Three weeks ago, leaders of the alumni group Harvard Forward were “thrilled.” After months of petitioning and campaigning, they had elected three candidates to Harvard’s Board of Overseers, its second-highest governing body.
This week dimmed their moods.
On Tuesday, William F. Lee ’72, the senior fellow of the Harvard Corporation — the highest governing body, and R. Martin Chávez ’85, the president of the Board of Overseers, announced that no more than six candidates who have been nominated by petition may be elected to the Board of Overseers at any given time.
Harvard Forward co-founders Danielle O. Strasburger ’18 and Nathán Goldberg Crenier ’18 wrote in an email that they were “alarmed” by the change, which will limit their ability to elect more than three petition candidates to the Board in the next five years.
The Corporation and Overseers approved the changes as an outgrowth of a report by the Board of Overseers’s Election Working Group.
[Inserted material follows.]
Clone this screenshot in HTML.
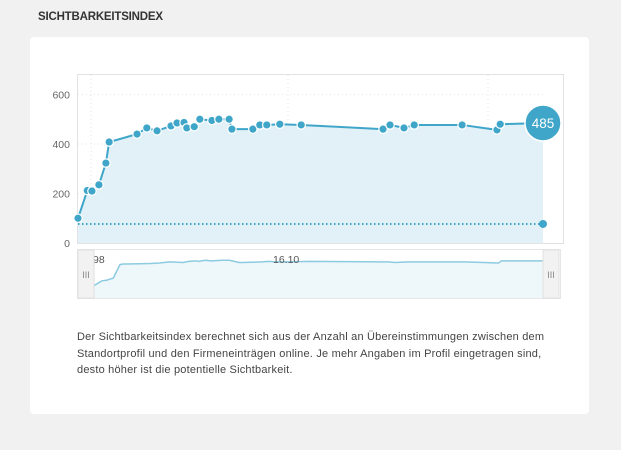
<!DOCTYPE html>
<html><head><meta charset="utf-8"><style>
body{margin:0;width:621px;height:450px;background:#f1f1f1;font-family:"Liberation Sans",sans-serif;position:relative;overflow:hidden}
.title{position:absolute;left:38px;top:11px;font-size:11.5px;font-weight:bold;color:#333;letter-spacing:-0.2px}
.card{position:absolute;left:30px;top:37px;width:559px;height:377px;background:#fff;border-radius:4px}
.desc{position:absolute;left:77px;top:329px;width:482px;font-size:11px;line-height:16.5px;color:#444;letter-spacing:0.2px}
svg{position:absolute;left:0;top:0}
</style></head><body>
<div class="title">SICHTBARKEITSINDEX</div>
<div class="card"></div>
<svg id="chart" width="621" height="450"></svg>
<div class="desc">Der Sichtbarkeitsindex berechnet sich aus der Anzahl an Übereinstimmungen zwischen dem Standortprofil und den Firmeneinträgen online. Je mehr Angaben im Profil eingetragen sind, desto höher ist die potentielle Sichtbarkeit.</div>
<script>
const days=[0,2,3,4.5,6,6.7,12.7,14.8,17,20,21.3,22.8,23.4,25,26.2,28.8,30.3,32.5,33.1,37.6,39.1,40.6,43.4,48,65.6,67.1,70.1,72.3,82.6,90.1,90.8,100];
const values=[100,212,210,235,323,408,440,465,453,473,485,487,465,470,500,495,500,500,460,460,477,477,480,477,460,477,465,477,477,457,480,485];
const baseline=77;
const yTicks=[0,200,400,600];
const navValues=[40,60,62,70,120,122,124,126,130,128,132,134,132,136,134,136,136,128,128,130,132,130,130,132,130,128,130,130,130,126,134,134];
const NS='http://www.w3.org/2000/svg';
const svg=document.getElementById('chart');
const X=d=>78+d*4.65, Y=v=>243-v*0.2475;
function el(t,a){const e=document.createElementNS(NS,t);for(const k in a)e.setAttribute(k,a[k]);svg.appendChild(e);return e;}
let r=el('rect',{x:77.5,y:74.5,width:486,height:169,fill:'#fff',stroke:'#e2e2e2'});


yTicks.forEach(t=>{
 if(t>0){let g=el('line',{x1:78,x2:543,y1:Y(t),y2:Y(t),stroke:'#e6e6e6','stroke-dasharray':'1,3'});
 
 }
 let tx=el('text',{x:70,y:Y(t)+4,'text-anchor':'end','font-size':'10.5',fill:'#666','font-family':'Liberation Sans'});
 tx.textContent=t;
 
 
});
let vg=el('line',{x1:91,x2:91,y1:75,y2:243,stroke:'#e6e6e6','stroke-dasharray':'1,3'});


let vg2=el('line',{x1:288,x2:288,y1:75,y2:243,stroke:'#e6e6e6','stroke-dasharray':'1,3'});


let vg3=el('line',{x1:488,x2:488,y1:75,y2:243,stroke:'#e6e6e6','stroke-dasharray':'1,3'});


let pts=days.map((d,i)=>[X(d),Y(values[i])]);
let area=el('path',{d:'M'+X(0)+','+Y(0)+pts.map(p=>'L'+p[0]+','+p[1]).join('')+'L'+X(100)+','+Y(0)+'Z',fill:'#e2f1f7'});


let bl=el('line',{x1:X(0),x2:X(100),y1:Y(baseline),y2:Y(baseline),stroke:'#3fa6c9','stroke-width':2,'stroke-dasharray':'1.5,2.5'});


let ln=el('polyline',{points:pts.map(p=>p.join(',')).join(' '),fill:'none',stroke:'#3fa6c9','stroke-width':2});


pts.slice(0,-1).forEach(p=>{let c=el('circle',{cx:p[0],cy:p[1],r:4.2,fill:'#3fa6c9',stroke:'#fff','stroke-width':1.2});
 
 });
let bd=el('circle',{cx:X(100),cy:Y(baseline),r:4,fill:'#3fa6c9'});


const last=pts[pts.length-1];
let bc=el('circle',{cx:last[0],cy:last[1],r:18,fill:'#3fa6c9',stroke:'#fff','stroke-width':1.5});


let bt=el('text',{x:last[0],y:last[1]+5,'text-anchor':'middle','font-size':'13.5',fill:'#fff','font-family':'Liberation Sans'});
bt.textContent=values[values.length-1];


let nb=el('rect',{x:77.5,y:249.5,width:483,height:49,fill:'#fff',stroke:'#e6e6e6'});


const NX=d=>93+d*4.5, NY=v=>297-v*0.27;
let npts=days.map((d,i)=>[NX(d),NY(navValues[i])]);
let na=el('path',{d:'M'+NX(0)+',298'+npts.map(p=>'L'+p[0]+','+p[1]).join('')+'L'+NX(100)+',298Z',fill:'#eef7fa'});


let nl=el('polyline',{points:npts.map(p=>p.join(',')).join(' '),fill:'none',stroke:'#8ccbe0','stroke-width':1.5});


[['98',93],['16.10',273]].forEach(([t,x])=>{let tx=el('text',{x:x,y:263,'font-size':'10.5',fill:'#555','font-family':'Liberation Sans'});
 tx.textContent=t;
 
 });
[[78,'left'],[543,'right']].forEach(([x,s])=>{let h=el('rect',{x:x,y:250,width:16,height:48,fill:'#f2f2f2',stroke:'#e0e0e0'});
 
 
 let t=el('text',{x:x+8,y:278,'text-anchor':'middle','font-size':'9',fill:'#888','font-family':'Liberation Sans'});t.textContent='III';
 
 });
</script>
</body></html>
Though the report was completed on July 31, Strasburger and Crenier alleged that the change in policy was “in response” to their victory.
“It is appalling that Harvard would respond to an electoral outcome it dislikes by subverting the democratic process itself,” they wrote.
University spokesperson Christopher M. Hennessy emphasized that the change was not in response to the outcome of the election, the results of which Harvard announced on August 21.
In their email, Strasburger and Crenier also accused Harvard of making University governance less democratic.
“By limiting the number of petition candidates allowed on the Board, the Board has decided to actively undermine the democratic nature of its elections,” they wrote. “Instead of using this year’s historic election as an opportunity to take positive action, Harvard’s leadership has instead doubled down on shielding those in power from accountability to the community they are supposed to serve.”
Even with the change, Hennessy wrote that Harvard’s process remains more democratic than any of its peer institutions.
All 30 members of Harvard’s Board of Overseers are elected by alumni, though members of the Harvard Corporation are not. By contrast, just six of 16 trustees of the Yale Corporation — their sole governing body — are elected by alumni.
The Overseers’ committee report cited Harvard’s direct election system as a reason that the majority of candidates should be vetted by the nominating committee. Strasburger and Crenier called that argument “paternalistic.”
“Alumni are fully capable of thoughtfully electing the leaders Harvard needs: when petition candidates ran in 2009 and 2016 on platforms antithetical to Harvard’s values, not a single one was elected,” they wrote. “Paternalistic limitations on petition candidates are unnecessary, and Harvard should have more faith in its alumni community.”
While Harvard Forward is the only petition campaign to successfully elect candidates to the Board of Overseers, it was not the first such effort in recent years.
In 2009, Robert L. Friedman ’62 and Harvey A. Silverglate ’67 ran a campaign based on reforming the College’s disciplinary system and advocating for free speech on campus. In 2016, a slate of candidates known as “Free Harvard, Fair Harvard” ran on the platform of eliminating tuition and affirmative action.
Despite the limits on petition candidates, Strasburger and Crenier said they were not entirely unhappy with the special committee’s recommendations. The University also committed to including more recent alumni in University governance, a central plank of Harvard Forward’s platform which they hailed as a “very significant victory.”
“As a group, recent graduates are more diverse across virtually every metric than previous generations of Harvard alumni, and they will bring fresh, necessary perspectives into deliberations that will impact the University for decades to come,” Strasburger and Crenier wrote.“But recent alumni involvement is just one element of creating a Harvard that is more just.”
“This past election has already proven that alumni believe Harvard must do more to be a leader on climate action, inclusive governance, and racial justice,” they added. “Changing the election rules does not change that fact, and we look forward to nominating and electing petition candidates again in 2021.”